I know I have discussed it already on this list, but unfortunately it
did no work out for me.
I am creating backups with btrfs send/receive, like described on the
wiki page https://btrfs.wiki.kernel.org/index.php/Incremental_Backup.

That means I have a subvolume "home", create a snapshot
"home-snapshot" and send it to the backup drive. Then the following
times I create another snapshot "home-snapshot-1" and send the
difference to the backup drive using "btrfs send -p home-snapshot
home-snapshot-1 | btrfs receive /path". For that to work I always need
to keep the last local reference (like home-snapshot) in this example.

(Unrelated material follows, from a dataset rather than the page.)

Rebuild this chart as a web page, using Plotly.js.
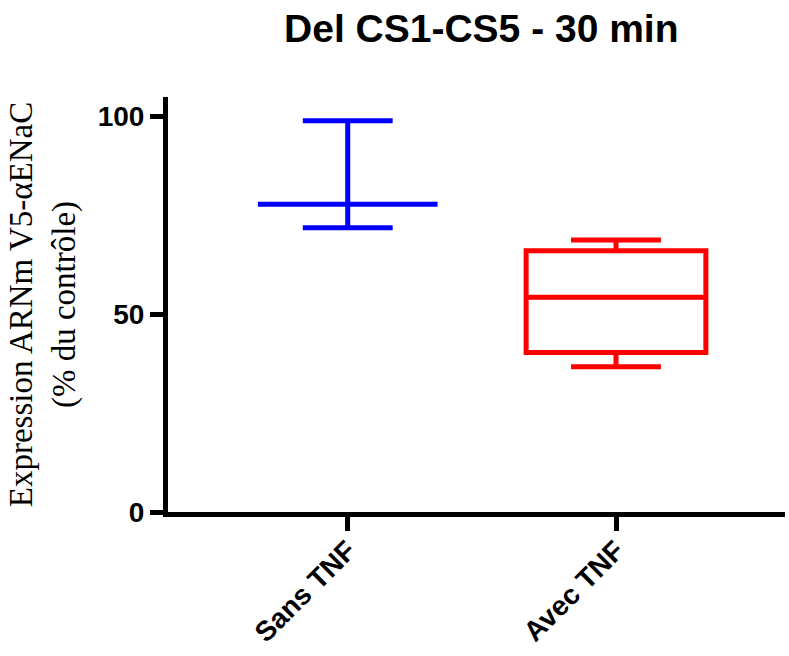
<!DOCTYPE html>
<html>
<head>
<meta charset="utf-8">
<script src="https://cdn.plot.ly/plotly-3.0.1.min.js"></script>
<style>html,body{margin:0;padding:0;background:#fff;}#chart{width:789px;height:656px;}</style>
</head>
<body>
<div id="chart"></div>
<script>
const categories = ["Sans TNF", "Avec TNF"];
const colors = ["#0000FF", "#FF0000"];
const lowerWhisker = [71.8, 36.7];
const q1Values = [77.7, 40.3];
const medianValues = [77.7, 54.2];
const q3Values = [77.7, 66.0];
const upperWhisker = [98.8, 68.7];
const yTicks = [0, 50, 100];

const traces = categories.map((c, i) => ({
  type: "box",
  x: [c],
  q1: [q1Values[i]],
  median: [medianValues[i]],
  q3: [q3Values[i]],
  lowerfence: [lowerWhisker[i]],
  upperfence: [upperWhisker[i]],
  width: 0.67,
  whiskerwidth: 0.5,
  line: {color: colors[i], width: 5},
  fillcolor: "rgba(0,0,0,0)",
  boxpoints: false,
  hoverinfo: "skip",
  showlegend: false
}));

const layout = {
  width: 789, height: 656,
  margin: {l: 168, r: 4, t: 97, b: 144},
  paper_bgcolor: "#fff", plot_bgcolor: "#fff",
  title: {text: "<b>Del CS1-CS5 - 30 min</b>", x: 0.61, xanchor: "center", y: 0.957, yanchor: "middle",
          font: {family: "Liberation Sans, Arial, sans-serif", size: 39, color: "#000"}},
  xaxis: {
    type: "category", categoryorder: "array", categoryarray: categories,
    range: [-0.67, 1.63],
    showline: true, linecolor: "#000", linewidth: 5,
    ticks: "outside", ticklen: 14, tickwidth: 5, tickcolor: "#000",
    tickangle: -45, showgrid: false, zeroline: false, ticklabelstandoff: -8,
    tickfont: {family: "Liberation Sans, Arial, sans-serif", size: 28, color: "#000", weight: "bold"}
  },
  yaxis: {
    range: [0, 104.8], tickvals: yTicks, ticktext: yTicks.map(String),
    showline: true, linecolor: "#000", linewidth: 5,
    ticks: "outside", ticklen: 13, tickwidth: 5, tickcolor: "#000",
    showgrid: false, zeroline: false,
    tickfont: {family: "Liberation Sans, Arial, sans-serif", size: 28, color: "#000", weight: "bold"},
    title: {text: "Expression ARNm V5-αENaC<br>(% du contrôle)", standoff: 14,
            font: {family: "Liberation Serif, Times New Roman, serif", size: 33, color: "#000"}}
  }
};

Plotly.newPlot("chart", traces, layout, {displayModeBar: false, staticPlot: true});
</script>
</body>
</html>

Now I am in the unfortunate situation that I deleted the local
reference accidentally out of my own stupidity and wonder if there is
a way to determine the difference between the last snapshot on the
backup drive and the state of my sub-volume now.

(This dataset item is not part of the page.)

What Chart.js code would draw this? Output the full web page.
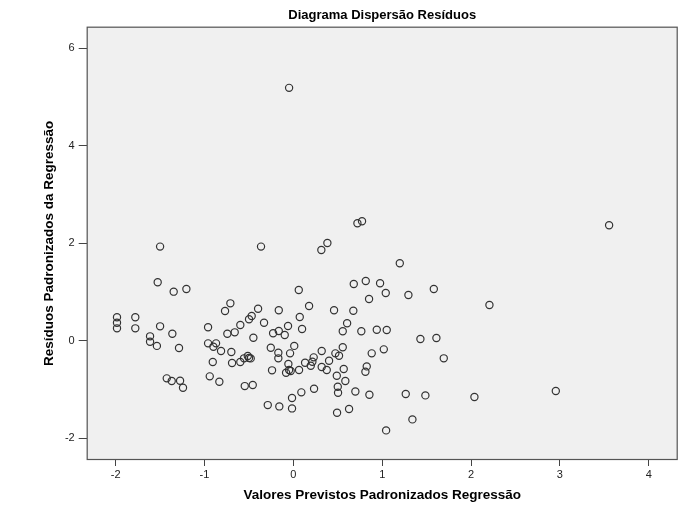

I tried the following: I sent the last snapshot (in this example
home-snapshot-1) on the backup drive to an empty btrfs filesystem.
Then I created a read/write snapshot of this one
(home-snapshot-1-snap) and copied my whole current subvolume to the
read/write snapshot in the hope btrfs would only writes changes, but
that was hopeless, when sending the "diff -p" between the imported
snapshot (home-snapshot-1) and the read write snapshot
(home-snapshot-1-snap) back to the backup drive, it did not send any
differences but the whole subvolume (home-snapshot-1-snap).

So is there any way I can let compute the differences in order to
restore the old situation and continue with my incremental backups?

For information: I do not have any older local snapshots :-(, all of
the snapshot were deleted because of a regex problem in a script I
ran.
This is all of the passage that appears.